Until such time as the property in the Goods passes to the Buyer, the Buyer shall hold the Goods as the Seller’s fiduciary agent and bailee and the Buyer hereby acknowledges that there shall accordingly subsist a fiduciary relationship in respect of the Goods between the Buyer and the Seller and shall keep the Goods separate from those of the Buyer and third parties and properly stored, protected and insured and identified as the Seller’s property. Until that time the Buyer shall be entitled to recall or use the Goods in the ordinary course of its business subject to the express condition that the Buyer shall account to the seller for the entire proceeds of sale or otherwise of the Goods, whether tangible or intangible, including insurance proceeds and shall hold all such proceeds on trust for the Seller separate from any monies or property of the Buyer and third parties and in the case of tangible proceeds, properly stored, protected and insured. The Buyer shall keep records to be produced to the Seller whenever required, of the name and address of any such sub-purchaser and the date and contract price of each delivery and shall, if the Seller so requires, in writing assign any such claims as the Buyer has against such sub-purchaser as emanates from this transaction.

Until such time as the property in the Goods passes to the Buyer (and provided the Goods are still in existence and have not been resold) the Seller shall be entitled at any time to require the Buyer to deliver up the Goods to the Seller and if the Buyer fails to do so forthwith, to enter any premises of the Buyer or of any third party where the Goods are stored and repossess the Goods.

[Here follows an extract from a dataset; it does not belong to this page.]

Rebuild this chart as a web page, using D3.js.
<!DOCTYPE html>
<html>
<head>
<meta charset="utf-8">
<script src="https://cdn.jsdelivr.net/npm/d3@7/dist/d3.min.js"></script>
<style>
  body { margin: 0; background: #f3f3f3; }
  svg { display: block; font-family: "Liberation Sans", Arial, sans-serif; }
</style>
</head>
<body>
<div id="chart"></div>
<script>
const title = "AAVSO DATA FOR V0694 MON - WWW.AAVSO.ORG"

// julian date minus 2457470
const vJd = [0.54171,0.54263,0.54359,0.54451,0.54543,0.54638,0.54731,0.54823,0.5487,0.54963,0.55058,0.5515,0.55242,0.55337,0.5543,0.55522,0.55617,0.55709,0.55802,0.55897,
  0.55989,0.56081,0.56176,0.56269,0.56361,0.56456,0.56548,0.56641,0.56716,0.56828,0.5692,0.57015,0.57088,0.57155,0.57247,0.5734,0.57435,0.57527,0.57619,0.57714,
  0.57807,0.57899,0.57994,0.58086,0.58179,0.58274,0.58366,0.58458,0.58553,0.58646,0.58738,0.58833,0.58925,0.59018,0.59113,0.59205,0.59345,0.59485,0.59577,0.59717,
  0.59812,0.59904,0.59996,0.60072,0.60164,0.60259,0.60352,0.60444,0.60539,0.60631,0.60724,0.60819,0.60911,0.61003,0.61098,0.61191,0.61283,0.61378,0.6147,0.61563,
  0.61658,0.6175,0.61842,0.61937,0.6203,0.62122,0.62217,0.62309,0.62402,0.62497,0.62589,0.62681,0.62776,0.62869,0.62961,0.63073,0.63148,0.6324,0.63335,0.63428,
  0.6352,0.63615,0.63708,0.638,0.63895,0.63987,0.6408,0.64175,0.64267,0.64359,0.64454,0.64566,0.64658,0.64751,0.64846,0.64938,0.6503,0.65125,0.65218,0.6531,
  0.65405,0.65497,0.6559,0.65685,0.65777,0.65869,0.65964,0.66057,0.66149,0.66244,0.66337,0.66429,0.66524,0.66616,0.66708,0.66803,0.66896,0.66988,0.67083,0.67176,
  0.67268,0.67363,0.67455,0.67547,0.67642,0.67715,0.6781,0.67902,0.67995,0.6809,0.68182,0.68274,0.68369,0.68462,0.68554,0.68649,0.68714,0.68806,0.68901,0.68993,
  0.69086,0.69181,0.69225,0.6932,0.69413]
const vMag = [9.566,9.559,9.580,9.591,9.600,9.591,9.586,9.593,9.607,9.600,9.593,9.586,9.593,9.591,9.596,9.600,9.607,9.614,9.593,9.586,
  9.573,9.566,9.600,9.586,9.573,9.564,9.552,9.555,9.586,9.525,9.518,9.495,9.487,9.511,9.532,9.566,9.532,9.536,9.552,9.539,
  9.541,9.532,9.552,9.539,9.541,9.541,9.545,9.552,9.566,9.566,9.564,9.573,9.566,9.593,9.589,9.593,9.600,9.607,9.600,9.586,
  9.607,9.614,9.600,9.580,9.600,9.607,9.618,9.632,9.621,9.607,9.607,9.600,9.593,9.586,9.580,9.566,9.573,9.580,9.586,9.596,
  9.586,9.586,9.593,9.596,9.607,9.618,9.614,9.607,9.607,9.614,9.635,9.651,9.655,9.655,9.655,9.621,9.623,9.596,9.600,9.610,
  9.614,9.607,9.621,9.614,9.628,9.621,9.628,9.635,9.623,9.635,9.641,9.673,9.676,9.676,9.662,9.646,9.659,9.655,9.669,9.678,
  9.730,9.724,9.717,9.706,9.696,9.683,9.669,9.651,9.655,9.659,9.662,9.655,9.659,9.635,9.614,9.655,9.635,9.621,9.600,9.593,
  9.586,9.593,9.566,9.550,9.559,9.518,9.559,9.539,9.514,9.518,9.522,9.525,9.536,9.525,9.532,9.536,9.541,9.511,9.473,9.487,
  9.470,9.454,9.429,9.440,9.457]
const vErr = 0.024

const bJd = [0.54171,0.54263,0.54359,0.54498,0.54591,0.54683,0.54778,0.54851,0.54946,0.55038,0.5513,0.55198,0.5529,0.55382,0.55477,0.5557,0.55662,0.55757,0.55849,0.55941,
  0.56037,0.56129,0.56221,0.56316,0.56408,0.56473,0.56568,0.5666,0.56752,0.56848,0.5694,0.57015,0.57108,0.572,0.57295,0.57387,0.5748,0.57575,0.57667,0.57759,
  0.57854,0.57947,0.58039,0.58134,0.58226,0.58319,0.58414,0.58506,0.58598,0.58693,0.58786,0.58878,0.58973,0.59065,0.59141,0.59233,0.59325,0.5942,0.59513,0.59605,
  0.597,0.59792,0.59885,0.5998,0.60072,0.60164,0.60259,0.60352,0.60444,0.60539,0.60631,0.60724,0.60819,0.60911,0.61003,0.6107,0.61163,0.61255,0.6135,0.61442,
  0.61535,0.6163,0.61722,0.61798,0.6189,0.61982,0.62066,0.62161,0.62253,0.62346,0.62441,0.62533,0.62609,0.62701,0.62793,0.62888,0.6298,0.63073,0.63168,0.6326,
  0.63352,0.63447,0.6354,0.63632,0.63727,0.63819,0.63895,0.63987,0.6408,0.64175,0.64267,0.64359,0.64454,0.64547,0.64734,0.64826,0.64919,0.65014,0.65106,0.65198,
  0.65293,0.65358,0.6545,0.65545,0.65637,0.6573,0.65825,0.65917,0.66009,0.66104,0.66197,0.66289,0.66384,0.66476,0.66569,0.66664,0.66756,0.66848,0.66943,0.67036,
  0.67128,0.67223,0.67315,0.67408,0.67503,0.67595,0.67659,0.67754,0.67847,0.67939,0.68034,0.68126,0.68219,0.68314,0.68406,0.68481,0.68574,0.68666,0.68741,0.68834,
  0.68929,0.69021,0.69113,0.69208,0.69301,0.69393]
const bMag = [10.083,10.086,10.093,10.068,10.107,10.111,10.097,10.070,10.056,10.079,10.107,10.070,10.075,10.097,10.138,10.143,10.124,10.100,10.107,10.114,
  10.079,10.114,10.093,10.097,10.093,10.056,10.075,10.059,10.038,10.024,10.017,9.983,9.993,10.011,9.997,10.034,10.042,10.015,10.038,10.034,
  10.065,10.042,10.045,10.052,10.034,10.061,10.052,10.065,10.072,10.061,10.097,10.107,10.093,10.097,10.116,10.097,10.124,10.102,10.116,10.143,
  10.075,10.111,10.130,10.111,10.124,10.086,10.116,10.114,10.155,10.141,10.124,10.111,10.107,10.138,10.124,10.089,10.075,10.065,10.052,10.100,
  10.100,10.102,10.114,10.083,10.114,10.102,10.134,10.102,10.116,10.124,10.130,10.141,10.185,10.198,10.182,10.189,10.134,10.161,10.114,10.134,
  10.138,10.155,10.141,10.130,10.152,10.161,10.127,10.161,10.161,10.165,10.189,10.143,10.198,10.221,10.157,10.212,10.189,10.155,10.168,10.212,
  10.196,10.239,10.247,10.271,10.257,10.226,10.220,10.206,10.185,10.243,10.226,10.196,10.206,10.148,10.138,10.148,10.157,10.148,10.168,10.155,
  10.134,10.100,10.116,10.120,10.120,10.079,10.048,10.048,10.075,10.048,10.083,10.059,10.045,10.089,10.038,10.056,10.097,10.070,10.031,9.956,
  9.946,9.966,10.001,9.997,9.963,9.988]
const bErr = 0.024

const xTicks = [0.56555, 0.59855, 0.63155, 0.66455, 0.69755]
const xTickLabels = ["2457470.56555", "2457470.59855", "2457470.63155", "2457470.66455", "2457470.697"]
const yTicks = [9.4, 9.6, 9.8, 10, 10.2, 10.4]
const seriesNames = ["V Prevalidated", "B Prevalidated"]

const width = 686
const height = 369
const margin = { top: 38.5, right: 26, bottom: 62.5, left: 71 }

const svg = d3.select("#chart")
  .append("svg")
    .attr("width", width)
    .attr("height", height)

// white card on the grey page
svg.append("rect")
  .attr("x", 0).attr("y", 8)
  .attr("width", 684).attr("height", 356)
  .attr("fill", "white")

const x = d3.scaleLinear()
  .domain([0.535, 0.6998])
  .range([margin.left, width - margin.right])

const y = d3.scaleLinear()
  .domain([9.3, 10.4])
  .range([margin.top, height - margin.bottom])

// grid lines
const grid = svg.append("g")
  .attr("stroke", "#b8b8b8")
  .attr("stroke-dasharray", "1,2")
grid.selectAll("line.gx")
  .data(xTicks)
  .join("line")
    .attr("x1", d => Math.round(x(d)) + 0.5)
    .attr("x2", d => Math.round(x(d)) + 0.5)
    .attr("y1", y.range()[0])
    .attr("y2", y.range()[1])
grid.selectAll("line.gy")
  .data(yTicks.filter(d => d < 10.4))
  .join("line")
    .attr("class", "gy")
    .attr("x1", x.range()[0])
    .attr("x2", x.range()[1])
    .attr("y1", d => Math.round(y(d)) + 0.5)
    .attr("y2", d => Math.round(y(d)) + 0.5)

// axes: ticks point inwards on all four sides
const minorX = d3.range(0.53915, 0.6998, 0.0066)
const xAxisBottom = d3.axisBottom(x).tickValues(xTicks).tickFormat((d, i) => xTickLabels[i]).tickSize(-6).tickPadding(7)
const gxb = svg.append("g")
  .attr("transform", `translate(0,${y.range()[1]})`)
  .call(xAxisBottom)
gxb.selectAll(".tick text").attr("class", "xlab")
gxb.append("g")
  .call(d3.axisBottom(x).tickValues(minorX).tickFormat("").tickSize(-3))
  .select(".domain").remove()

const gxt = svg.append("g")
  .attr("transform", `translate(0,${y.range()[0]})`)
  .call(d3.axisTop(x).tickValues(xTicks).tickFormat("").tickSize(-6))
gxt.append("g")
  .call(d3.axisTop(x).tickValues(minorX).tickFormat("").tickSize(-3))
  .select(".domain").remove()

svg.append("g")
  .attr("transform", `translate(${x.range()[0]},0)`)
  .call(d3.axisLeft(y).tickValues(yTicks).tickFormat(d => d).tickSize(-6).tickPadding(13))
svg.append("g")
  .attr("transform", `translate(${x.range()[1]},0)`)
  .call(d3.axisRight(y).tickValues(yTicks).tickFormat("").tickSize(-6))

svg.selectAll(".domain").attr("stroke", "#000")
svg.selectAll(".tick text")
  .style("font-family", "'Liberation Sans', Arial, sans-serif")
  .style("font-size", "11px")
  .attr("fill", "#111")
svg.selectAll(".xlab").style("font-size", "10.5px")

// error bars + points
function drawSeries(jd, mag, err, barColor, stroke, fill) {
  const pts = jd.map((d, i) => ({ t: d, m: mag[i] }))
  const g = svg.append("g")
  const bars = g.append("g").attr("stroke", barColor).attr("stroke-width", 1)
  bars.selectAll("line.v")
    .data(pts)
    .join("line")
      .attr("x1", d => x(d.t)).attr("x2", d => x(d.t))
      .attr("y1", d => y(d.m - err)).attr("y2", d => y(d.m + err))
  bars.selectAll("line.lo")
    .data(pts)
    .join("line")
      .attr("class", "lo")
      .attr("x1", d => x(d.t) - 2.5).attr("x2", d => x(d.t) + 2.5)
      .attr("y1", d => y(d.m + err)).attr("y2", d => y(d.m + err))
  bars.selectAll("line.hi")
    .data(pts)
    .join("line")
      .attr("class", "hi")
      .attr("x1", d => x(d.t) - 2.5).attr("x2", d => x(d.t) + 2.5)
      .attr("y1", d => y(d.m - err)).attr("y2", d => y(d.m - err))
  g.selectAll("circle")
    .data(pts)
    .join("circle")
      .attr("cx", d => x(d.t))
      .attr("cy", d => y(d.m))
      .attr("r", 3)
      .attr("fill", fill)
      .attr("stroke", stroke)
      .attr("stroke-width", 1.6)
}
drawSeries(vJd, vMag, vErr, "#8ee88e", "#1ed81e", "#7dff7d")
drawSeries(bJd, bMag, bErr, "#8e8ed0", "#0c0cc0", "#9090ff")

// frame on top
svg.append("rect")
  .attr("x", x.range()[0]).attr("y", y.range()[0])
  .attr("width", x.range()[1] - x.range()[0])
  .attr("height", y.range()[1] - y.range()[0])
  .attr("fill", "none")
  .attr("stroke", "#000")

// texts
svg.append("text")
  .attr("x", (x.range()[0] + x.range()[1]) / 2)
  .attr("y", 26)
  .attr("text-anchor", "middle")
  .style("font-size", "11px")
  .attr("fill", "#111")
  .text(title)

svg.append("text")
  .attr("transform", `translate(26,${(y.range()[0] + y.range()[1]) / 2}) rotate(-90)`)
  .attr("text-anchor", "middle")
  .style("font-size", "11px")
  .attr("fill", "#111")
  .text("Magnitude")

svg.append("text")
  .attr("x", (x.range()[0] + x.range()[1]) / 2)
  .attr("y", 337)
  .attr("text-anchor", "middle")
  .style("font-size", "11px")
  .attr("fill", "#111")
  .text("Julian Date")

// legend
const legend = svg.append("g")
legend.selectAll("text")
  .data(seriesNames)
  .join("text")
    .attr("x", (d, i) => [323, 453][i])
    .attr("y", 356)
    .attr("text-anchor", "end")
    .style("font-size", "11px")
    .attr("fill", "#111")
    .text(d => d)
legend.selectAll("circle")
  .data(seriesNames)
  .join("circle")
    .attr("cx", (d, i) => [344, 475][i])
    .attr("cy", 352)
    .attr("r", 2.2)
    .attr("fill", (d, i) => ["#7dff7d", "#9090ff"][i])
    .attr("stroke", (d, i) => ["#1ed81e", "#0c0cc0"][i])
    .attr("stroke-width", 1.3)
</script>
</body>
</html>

The Buyer shall not be entitled to pledge or in any way charge by way of security for any indebtedness any of the Goods which remain the property of the Seller, but if the Buyer does so all monies owing by the Buyer to the Seller shall (without prejudice to any other right or remedy of the Seller) forthwith become due and payable. It is declared for the avoidance of doubt without prejudice to the generality of the foregoing that the Seller may recover the Goods and payment shall become due if: the Buyer does, or fails to do, anything which would entitle an administrator or an administrative receiver to take possession of any of its assets and which would entitle any person to present a petition to wind up the Buyer and /or the Buyer passes any resolution to wind itself up or publishes a notice convening a meeting of its creditors pursuant to section 28 of the Insolvency Act 1986 or any statutory modification or replacement thereof and/or the Buyer, if an individual has a bankruptcy order made against it or enters into any agreement for the benefit of its creditors generally. Each of the preceding clauses and sub-paragraphs shall be construed and shall take effect separately and in the event of one or more such clauses or sub-paragraphs being held ineffective, this shall not affect the validity of the remaining clauses or sub-paragraphs.

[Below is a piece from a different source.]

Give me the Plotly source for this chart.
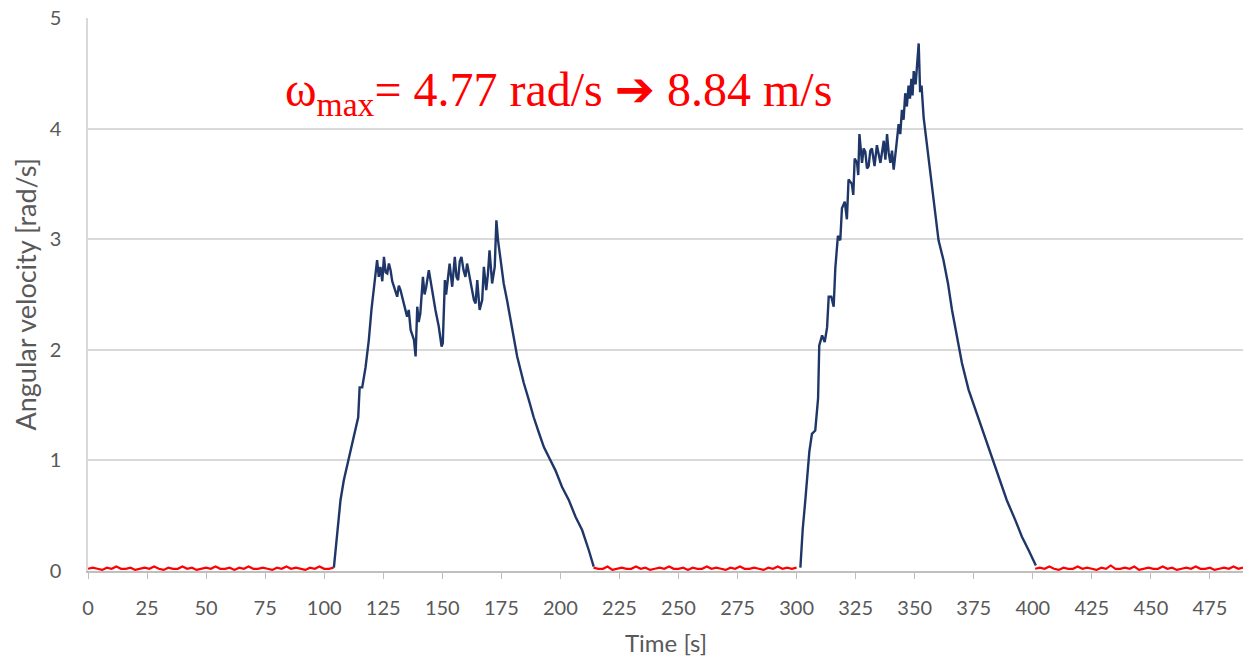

Payment:Unless otherwise agreed in writing by a Director of the Seller, all invoices become due for payment on the last banking day of the month following date of invoice. Payment is to be made on or before the due date. Time for payment shall be of the essence. In the event that the Buyer sells their business, ceases to trade with the Seller or substantially reduces their purchases then unless otherwise agreed in writing by a Director of the Seller all outstanding amounts become due immediately. Without prejudice to any other right or remedy available if payment is more than ten days overdue all other sums owing by the Buyer to the Seller become due immediately.
If the Buyer fails to make any payment on or before the due date then, without prejudice to any other right or remedy available to the Seller, the Seller shall be entitled to: reduce or cancel any settlement or other discounts owing to the Buyer; cancel the Contract or suspend any further deliveries to the Buyer; appropriate any payment made by the Buyer to such of the Goods as the Seller may think fit (notwithstanding any purported appropriating by the Buyer); charge the Buyer interest (both before and after any judgement) on the amount unpaid at the rate of four per cent (4%) above Royal Bank of Scotland base rate from time to time until payment is made, interest being calculated on a daily basis of 1/365 of the annual interest rate; charge the Buyer all costs reasonably incurred in the collection of any overdue amount including collection, agency and legal fees.



Insolvency of the Buyer: This clause applies if: the Buyer makes a voluntary arrangement with its creditors or becomes subject to an administration order or (being an individual or firm) becomes bankrupt or (being a company) goes into liquidation (otherwise than for the purposes of amalgamation or reconstruction); or an encumbrancer takes possession, or a receiver is appointed, of any of the property or assets of the Buyer; or the Buyer ceases, or threatens to cease to carry on business; or the Seller reasonably apprehends that any of the events mentioned above is about to occur in relation to the Buyer and notifies the Buyer accordingly.

If this clause applies then, without prejudice to any other right or remedy available to the Seller, the Seller shall be entitled to cancel the Contract or suspend any further deliveries under the Contract without any liability to the Buyer and if the Goods have been delivered but not paid for the price shall become immediately due and payable notwithstanding any previous agreement or arrangement to the contrary.

General: Any notice required or permitted to be given by either party to the other under these Conditions shall be in writing addressed to the other party at its registered office or principal place of business or such other address ass may at the relevant time have been notified pursuant to this provision to the party giving the notice. No waiver by the Seller of any breach of the Contract by the Buyer shall be considered as a waiver of any subsequent breach of the same or any other provision.

If any provision of these Conditions is held by any competent authority to be invalid or unenforceable in whole or in part, the validity of the other provisions of these Conditions and the remainder of the provision in question shall not be affected thereby. The Contract shall be governed by the laws of England and is subject to the jurisdiction of the English Courts.